Let’s look at the reaction times on a simple test for the students in the class. Click on the link below. Run the test. After a “burn in” period to get used to the idea, record your own time in ten trials.

Action: Get some personal data

Click on the link, https://www.humanbenchmark.com/tests/reactiontime/
Try your reactions three times as a “burn in”
Record ten trials and write down the times on a piece of paper.
Calculate your mean reaction time using a calculator, a piece of paper or any other method. Hint: The mean is the sum of all the times divided by the number of trials
Write your own results on the white bowrd.

Ok we now have some data from the class. We will now go a step further.
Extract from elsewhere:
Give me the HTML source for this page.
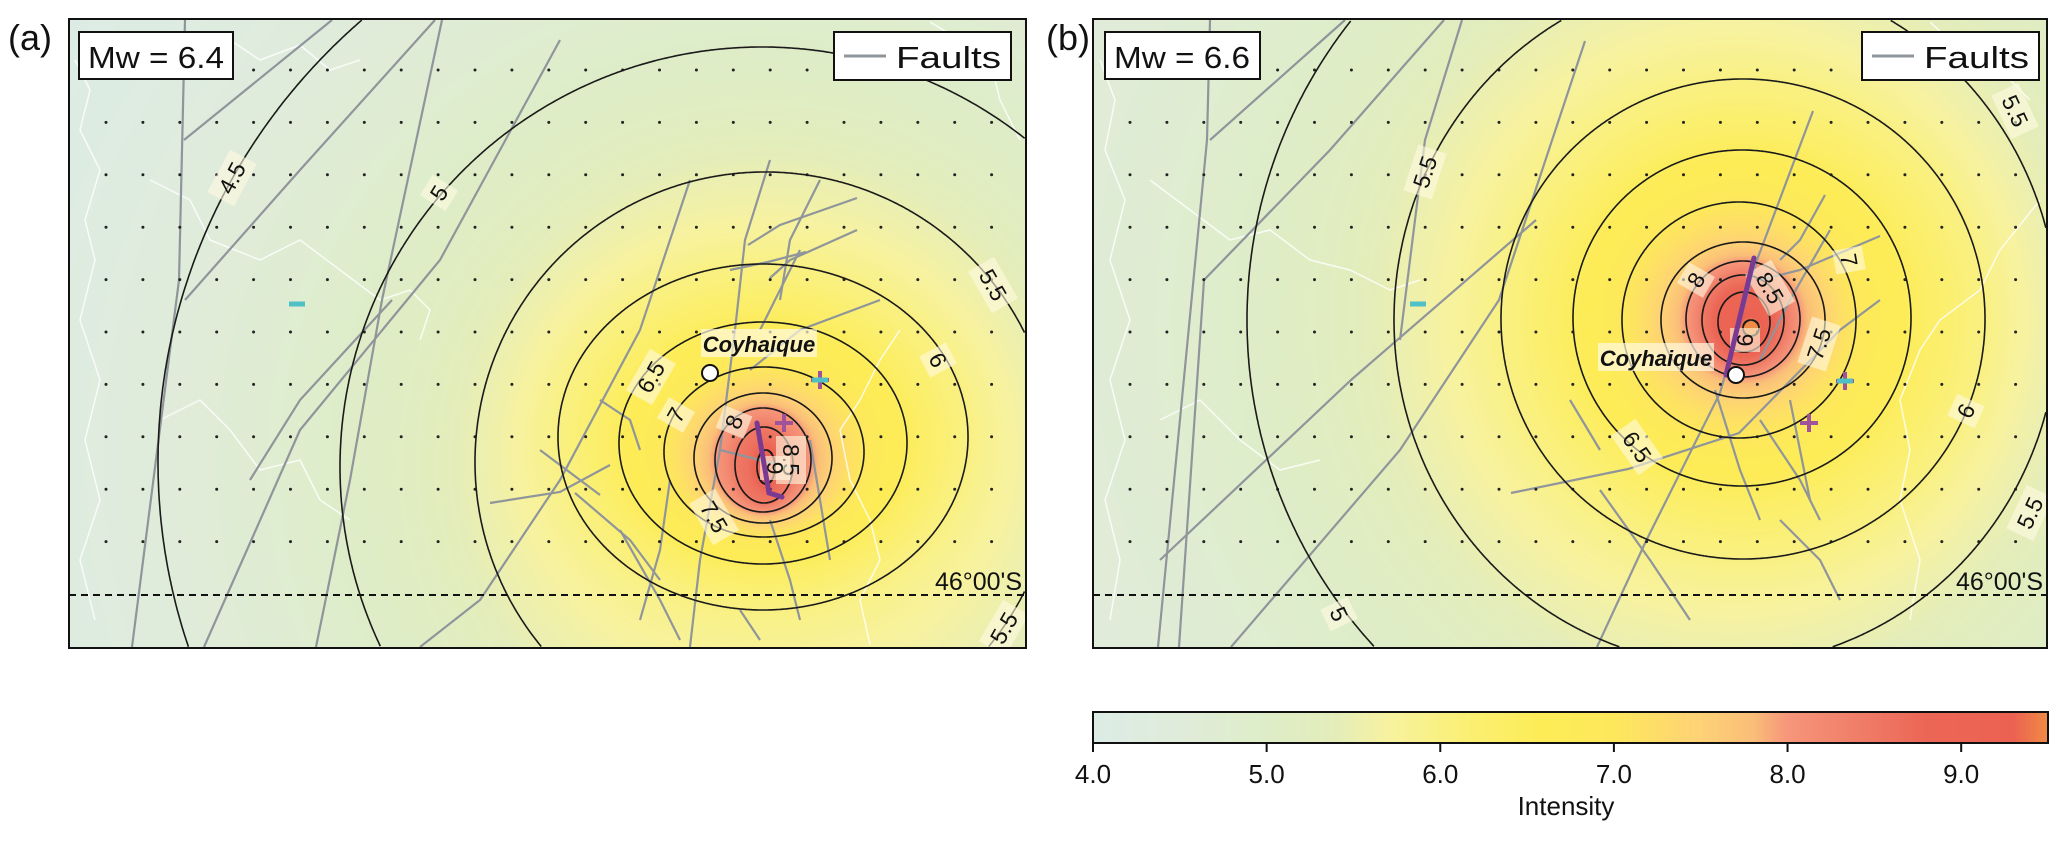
<!DOCTYPE html>
<html><head><meta charset="utf-8">
<style>
html,body{margin:0;padding:0;background:#fff;width:2067px;height:842px;overflow:hidden;}
#root{position:relative;width:2067px;height:842px;overflow:hidden;font-family:"Liberation Sans",sans-serif;}
canvas{position:absolute;display:block;}
svg{position:absolute;left:0;top:0;display:block;overflow:hidden;}
</style></head>
<body>
<div id="root">
<canvas id="cA" width="957" height="629" style="left:69px;top:19px"></canvas>
<canvas id="cB" width="954" height="629" style="left:1093px;top:19px"></canvas>
<canvas id="cbar" width="955" height="31" style="left:1093px;top:712px"></canvas>
<svg id="ov" width="2067" height="842"></svg>
</div>
<script>
// ---- data ----
const colorLevels = [4.0,4.5,5.0,5.4,5.7,6.2,6.6,7.0,7.5,7.8,8.0,8.4,8.8,9.3,9.5];
const colorRGB = [[220,236,230],[224,236,218],[222,237,200],[228,237,186],[247,242,160],[251,239,112],[253,236,86],[253,232,92],[254,210,118],[250,190,120],[246,150,122],[240,126,105],[236,102,86],[236,98,82],[240,138,69]];
const levelsA = [4.0,4.5,5.0,5.5,6.0,6.5,7.0,7.5,8.0,8.5,9.0];
const cxA = [762,762,762,765,763,763,764,763,763,764,766];
const cyA = [460,462,467,462,437,443,452,458,460,465,467];
const rxA = [850,604,422,290,205,144,100,69,48,29,9];
const ryA = [830,590,420,290,173,121,85,65,52,38,17];
const levelsB = [4.0,4.5,5.0,5.5,6.0,6.5,7.0,7.5,8.0,8.5,9.0,9.5];
const cxB = [1735,1735,1730,1726,1743,1742,1739,1743,1743,1743,1744,1751];
const cyB = [320,320,320,320,319,318,320,320,319,320,322,328];
const rxB = [1000,720,483,332,242,169,117,82,57,41,26,8];
const ryB = [980,710,483,345,240,168,118,78,58,45,30,8];
const cbarTicks = [4.0,5.0,6.0,7.0,8.0,9.0];
const cbarMin = 4.0, cbarMax = 9.5;

const NS='http://www.w3.org/2000/svg';
const ov=document.getElementById('ov');
function mk(tag,attrs,parent){const e=document.createElementNS(NS,tag);for(const k in attrs)e.setAttribute(k,attrs[k]);(parent||ov).appendChild(e);return e;}

function cmap(v){
  if(v<=colorLevels[0])return colorRGB[0];
  for(let i=1;i<colorLevels.length;i++){
    if(v<=colorLevels[i]){const t=(v-colorLevels[i-1])/(colorLevels[i]-colorLevels[i-1]);const a=colorRGB[i-1],b=colorRGB[i];return [a[0]+(b[0]-a[0])*t,a[1]+(b[1]-a[1])*t,a[2]+(b[2]-a[2])*t];}
  }
  return colorRGB[colorRGB.length-1];
}
function field(x,y,L,CX,CY,RX,RY){
  const n=L.length;const rho=[];
  for(let i=0;i<n;i++){const dx=(x-CX[i])/RX[i],dy=(y-CY[i])/RY[i];rho.push(Math.sqrt(dx*dx+dy*dy));}
  let k=-1;for(let i=0;i<n;i++){if(rho[i]<1)k=i;}
  if(k<0)return L[0];
  if(k===n-1)return L[k]+0.5*Math.min(1,1-rho[k]);
  const fi=1-rho[k],fo=rho[k+1]-1;
  return L[k]+(L[k+1]-L[k])*fi/(fi+fo);
}
function paint(id,x0,y0,L,CX,CY,RX,RY){
  const c=document.getElementById(id),ctx=c.getContext('2d');
  const W=c.width,H=c.height,img=ctx.createImageData(W,H);
  for(let j=0;j<H;j++)for(let i=0;i<W;i++){
    const v=field(x0+i,y0+j,L,CX,CY,RX,RY);const col=cmap(v);const p=(j*W+i)*4;
    img.data[p]=col[0];img.data[p+1]=col[1];img.data[p+2]=col[2];img.data[p+3]=255;}
  ctx.putImageData(img,0,0);
}
paint('cA',69,19,levelsA,cxA,cyA,rxA,ryA);
paint('cB',1093,19,levelsB,cxB,cyB,rxB,ryB);
(function(){const c=document.getElementById('cbar'),ctx=c.getContext('2d');
  for(let i=0;i<c.width;i++){const v=cbarMin+(cbarMax-cbarMin)*i/(c.width-1);const col=cmap(v);
    ctx.fillStyle='rgb('+col.map(Math.round).join(',')+')';ctx.fillRect(i,0,1,c.height);}})();

// ---- overlay ----
const defs=mk('defs',{});
const cpA=mk('clipPath',{id:'clipA'},defs);mk('rect',{x:69,y:19,width:957,height:629},cpA);
const cpB=mk('clipPath',{id:'clipB'},defs);mk('rect',{x:1093,y:19,width:954,height:629},cpB);
const boxA=[70,20,1025,647], boxB=[1094,20,2046,647];

const coastA=[
 [[75,60],[90,90],[80,130],[100,170],[85,220],[95,260],[80,320],[100,380],[85,440],[100,500],[80,560],[95,620]],
 [[150,180],[190,200],[210,240],[260,260],[300,240],[340,270],[380,300],[410,290],[430,310],[420,340]],
 [[160,420],[200,400],[230,430],[260,470],[300,460],[320,500],[350,520]],
 [[230,40],[260,60],[300,45],[330,70],[360,60]],
 [[930,22],[960,40],[990,60],[1000,100],[1020,140]],
 [[900,330],[880,360],[860,400],[840,430],[850,480],[870,520],[880,560],[860,600],[870,645]]
];
const coastB=[
 [[1100,60],[1115,100],[1105,150],[1125,200],[1110,260],[1130,320],[1110,380],[1125,440],[1105,500],[1120,560],[1110,620]],
 [[1150,180],[1190,210],[1230,240],[1270,230],[1310,260],[1350,270],[1390,290],[1420,280]],
 [[1160,420],[1200,400],[1240,440],[1280,470],[1320,460]],
 [[1930,22],[1960,50],[2000,70],[2030,100]],
 [[2040,200],[2000,250],[1980,290],[1940,320],[1920,350],[1900,400],[1910,450],[1900,500],[1920,560],[1910,620]]
];
function drawCoast(C,name){
  const g=mk('g',{});
  
  C.forEach(f=>{const p=mk('polyline',{points:f.map(q=>q.join(',')).join(' '),fill:'none',stroke:'rgba(255,255,255,0.8)','stroke-width':1.5},g);
    });
}
drawCoast(coastA,'coastlines-a');
drawCoast(coastB,'coastlines-b');

const faultsA=[
 [[185,20],[179,280],[132,647]],[[332,20],[184,140]],[[435,20],[300,170],[185,300]],
 [[442,20],[382,300],[350,480],[316,647]],[[560,40],[440,260],[300,430],[204,647]],
 [[392,300],[300,400],[250,480]],[[690,180],[640,330],[560,480],[480,600],[420,647]],
 [[770,160],[745,240],[735,330],[720,450],[700,560],[690,647]],
 [[820,180],[790,240],[780,300]],[[800,250],[775,300],[760,330]],
 [[806,252],[768,262],[730,270]],[[857,230],[790,260],[770,278]],
 [[857,198],[780,225],[748,245]],[[880,300],[800,330],[750,370]],
 [[540,450],[580,480],[600,495]],[[490,503],[560,492],[610,465]],
 [[670,480],[660,550],[640,620]],[[600,400],[630,420],[640,450]],
 [[770,520],[790,580],[800,620]],[[720,450],[760,460],[800,470]],
 [[810,440],[820,500],[830,560]],[[620,530],[660,600],[680,640]],
 [[575,493],[630,540],[660,580]],[[740,610],[760,640]]
];
const faultsB=[
 [[1210,20],[1207,140],[1158,647]],[[1345,20],[1210,140]],[[1462,20],[1425,140],[1400,340]],
 [[1444,20],[1330,150],[1204,280],[1179,647]],[[1585,41],[1499,300],[1400,450],[1231,647]],
 [[1536,220],[1351,380],[1160,560]],[[1813,111],[1757,260],[1720,393],[1646,541],[1597,647]],
 [[1825,195],[1800,240],[1780,260]],[[1880,236],[1800,270],[1760,280]],
 [[1830,230],[1790,300],[1760,360]],[[1511,493],[1628,469],[1739,433],[1840,330],[1880,300]],
 [[1715,390],[1740,470],[1760,520]],[[1760,420],[1800,480],[1820,520]],
 [[1570,400],[1600,450]],[[1600,490],[1650,560],[1690,620]],
 [[1790,400],[1800,450],[1810,500]],[[1780,520],[1820,560],[1840,600]]
];
function drawFaults(F,name){
  const g=mk('g',{});
  
  F.forEach(f=>{const p=mk('polyline',{points:f.map(q=>q.join(',')).join(' '),fill:'none',stroke:'#8f959b','stroke-width':2.2},g);
    });
}
drawFaults(faultsA,'faults-a');
drawFaults(faultsB,'faults-b');

function dots(x0,x1,name){
  const g=mk('g',{});
  
  for(let r=0;r<10;r++)for(let x=x0;x<x1;x+=36.9){mk('circle',{cx:x.toFixed(1),cy:(70+52.4*r).toFixed(1),r:1.5,fill:'#222'},g);}
}
dots(106,1024,'grid-points-a');
dots(1130,2045,'grid-points-b');

function contours(L,CX,CY,RX,RY,B,name){
  const g=mk('g',{});
  
  for(let i=1;i<L.length;i++){
    const segs=[];let cur=[];
    const N=1440;
    for(let k=0;k<=N;k++){
      const a=2*Math.PI*k/N;const x=CX[i]+RX[i]*Math.cos(a),y=CY[i]+RY[i]*Math.sin(a);
      if(x>=B[0]&&x<=B[2]&&y>=B[1]&&y<=B[3]){cur.push(x.toFixed(1)+','+y.toFixed(1));}
      else{if(cur.length>1)segs.push(cur);cur=[];}
    }
    if(cur.length>1)segs.push(cur);
    segs.forEach(s=>{const e=mk('polyline',{points:s.join(' '),fill:'none',stroke:'#1a1a1a','stroke-width':1.6},g);
      });
  }
}
contours(levelsA,cxA,cyA,rxA,ryA,boxA,'contours-a');
contours(levelsB,cxB,cyB,rxB,ryB,boxB,'contours-b');

[[69,1026],[1093,2047]].forEach(p=>{const l=mk('line',{x1:p[0],x2:p[1],y1:595,y2:595,stroke:'#111','stroke-width':2,'stroke-dasharray':'7,5'});
  });
[[1022],[2043]].forEach(p=>{const t=mk('text',{x:p[0],y:590,'text-anchor':'end','font-size':25,fill:'#111'});t.textContent="46°00'S";
  });

const labA=[['4.5',232,178,-62],['5',439,193,-58],['5.5',993,285,60],['6',938,360,62],['6.5',651,377,-60],['7',676,415,-60],['8',734,422,-68],['8.5',791,460,90],['9',775,468,90],['7.5',714,517,60],['5.5',1004,628,-60]];
const labB=[['5.5',1425,172,-72],['5.5',2015,111,65],['5.5',2030,513,-65],['5',1339,614,65],['6',1966,411,-65],['6.5',1637,447,55],['7',1849,260,80],['7.5',1819,344,-72],['8',1696,280,-60],['8.5',1770,288,60],['9',1745,340,90]];
function clabels(arr,clip){
  const g=mk('g',{'clip-path':'url(#'+clip+')'});
  arr.forEach(a=>{const gg=mk('g',{transform:'translate('+a[1]+','+a[2]+') rotate('+a[3]+')'},g);
    
    const w=a[0].length*12+12;
    mk('rect',{x:-w/2,y:-15,width:w,height:30,fill:'rgba(255,250,225,0.6)'},gg);
    const t=mk('text',{x:0,y:8,'text-anchor':'middle','font-size':23,fill:'#111'},gg);t.textContent=a[0];});
}
clabels(labA,'clipA');clabels(labB,'clipB');

function rupture(pts,name){const p=mk('polyline',{points:pts,fill:'none',stroke:'#7b3a92','stroke-width':5,'stroke-linecap':'round'});
  }
rupture('757,423 769,493 782,497','rupture-a');
rupture('1754,258 1726,375','rupture-b');
function city(x,y,lx,ly,name){
  const g=mk('g',{});
  mk('rect',{x:lx-58,y:ly-15,width:116,height:28,fill:'rgba(255,250,225,0.7)'},g);
  const t=mk('text',{x:lx,y:ly+8,'text-anchor':'middle','font-size':22,'font-weight':'bold','font-style':'italic',fill:'#111'},g);t.textContent='Coyhaique';
  mk('circle',{cx:x,cy:y,r:8,fill:'#fff',stroke:'#111','stroke-width':2},g);
}
city(710,373,759,344,'coyhaique-a');
city(1736,375,1656,358,'coyhaique-b');
function plus(x,y,c,name){const g=mk('g',{});
  mk('line',{x1:x-9,x2:x+9,y1:y,y2:y,stroke:c,'stroke-width':4},g);mk('line',{x1:x,x2:x,y1:y-9,y2:y+9,stroke:c,'stroke-width':4},g);}
function minus(x,y,name){const l=mk('line',{x1:x-8,x2:x+8,y1:y,y2:y,stroke:'#4fc0c4','stroke-width':5});}
plus(820,380,'#a0529a','station-plus-a1');minus(820,380,'station-minus-a1');
plus(784,423,'#a0529a','station-plus-a2');
minus(297,304,'station-minus-a2');
plus(1845,381,'#a0529a','station-plus-b1');minus(1845,381,'station-minus-b1');
plus(1809,423,'#a0529a','station-plus-b2');
minus(1418,304,'station-minus-b2');

[[69,19,957,629,'panel-a-frame'],[1093,19,954,629,'panel-b-frame']].forEach(f=>{const r=mk('rect',{x:f[0],y:f[1],width:f[2],height:f[3],fill:'none',stroke:'#111','stroke-width':2});
  });

function box(x,y,w,h,name){const r=mk('rect',{x:x,y:y,width:w,height:h,fill:'#fff',stroke:'#111','stroke-width':2});}
box(79,32,154,47,'magnitude-box-a');box(1105,32,155,47,'magnitude-box-b');
[['Mw = 6.4',156],['Mw = 6.6',1182]].forEach(m=>{const t=mk('text',{x:m[1],y:68,'text-anchor':'middle','font-size':31,fill:'#111',textLength:136,lengthAdjust:'spacingAndGlyphs'});t.textContent=m[0];
  });
[[834,'legend-a'],[1862,'legend-b']].forEach(l=>{
  const g=mk('g',{});
  mk('rect',{x:l[0],y:32,width:177,height:48,fill:'#fff',stroke:'#111','stroke-width':2},g);
  const ln=mk('line',{x1:l[0]+10,x2:l[0]+52,y1:56,y2:56,stroke:'#8f959b','stroke-width':3},g);
  
  const t=mk('text',{x:l[0]+62,y:68,'font-size':31,fill:'#111',textLength:105,lengthAdjust:'spacingAndGlyphs'},g);t.textContent='Faults';
  });
[['(a)',8],['(b)',1046]].forEach(p=>{const t=mk('text',{x:p[1],y:50,'font-size':36,fill:'#111'});t.textContent=p[0];
  });

const cbx=v=>1093+(v-cbarMin)/(cbarMax-cbarMin)*955;
const cbf=mk('rect',{x:1093,y:712,width:955,height:31,fill:'none',stroke:'#111','stroke-width':2});

cbarTicks.forEach(v=>{const x=cbx(v);
  const l=mk('line',{x1:x,x2:x,y1:743,y2:752,stroke:'#111','stroke-width':2});
  const t=mk('text',{x:x,y:783,'text-anchor':'middle','font-size':26,fill:'#111'});t.textContent=v.toFixed(1);
  });
const it=mk('text',{x:1566,y:815,'text-anchor':'middle','font-size':26,fill:'#111'});it.textContent='Intensity';

</script>
</body></html>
Action: Summarise the class data

Find the maximum.
FInd the minimum
FInd the median reaction time. To do this, place the results in descending order. Find the number in the middle of the table. If there is an even number of results then average the two numbers at an equal distance from the top and the bottom.
Find the mean reaction time for the class.

These are basic descriptive statistics.

Inferential statistics

This part of the exercise is more subtle. We will spend a lot of time during the classes discussing the nature of statistical inference and the importance of testing assumptions. For the moment, let’s just do the maths.

Action: Calculate the standard deviation “by hand”

Subtract the mean reaction time from each observation to produce a table of differences from the mean. Some will be positive, others negative.
Try adding all these differences together. What do you get? Why?
Calculate the square of each difference.
Add together all the squared differences to find the sum of the squares.
Divide the sum of the squares by n-1 (where n is the number of observations)
Take the square root of this number.

Just out of interest You don’t have to follow this yet, the follwing R code does this operation “by hand”

data<- c(440,340,350,456,470) ## Five observations of reaction time

x<-data-mean(data)  # Subtract the mean from the data
x<-x^2  # Square the results
x<-sum(x)/4  # Divide by n.1 
sqrt(x) # Take the square root

## [1] 61.45893

And again, just out of interest, statistical software does all this (and a lot more) with a simple function.

sd(data)

## [1] 61.45893

Calcuate the standard error of the mean.

The standard errror of the mean is the standard deviation divided by the square root of the sample size. The 95% confidence interval for the mean is approximately two times the standard error.

Action: Calculate the standard error and 95% confidence interval for the mean

Divide the standard deviation by the square root of the sample size.
Multiply this by two.
Provide a range by adding this number to the mean and subtracting it from the mean.

Test whether the statistics “work”

Action: Rinse and repeat.

Conduct the experiment again. This time just calculate the mean.
Does the mean fall inside the confidence intervals you found?
Discuss the results.

Conclusion

There is a lot to discuss here. We will look at the nature of inferential statistics in more detail as we go on. Practice calcualting standard deviations and standard errors “by hand” in order to get a feel for the process. Once you understand the calculations you can leave the rest to the computer. However you will have to understand the assumptions involved in calculating a standard error in order to apply statistics correctly. We will go thought this carefully later.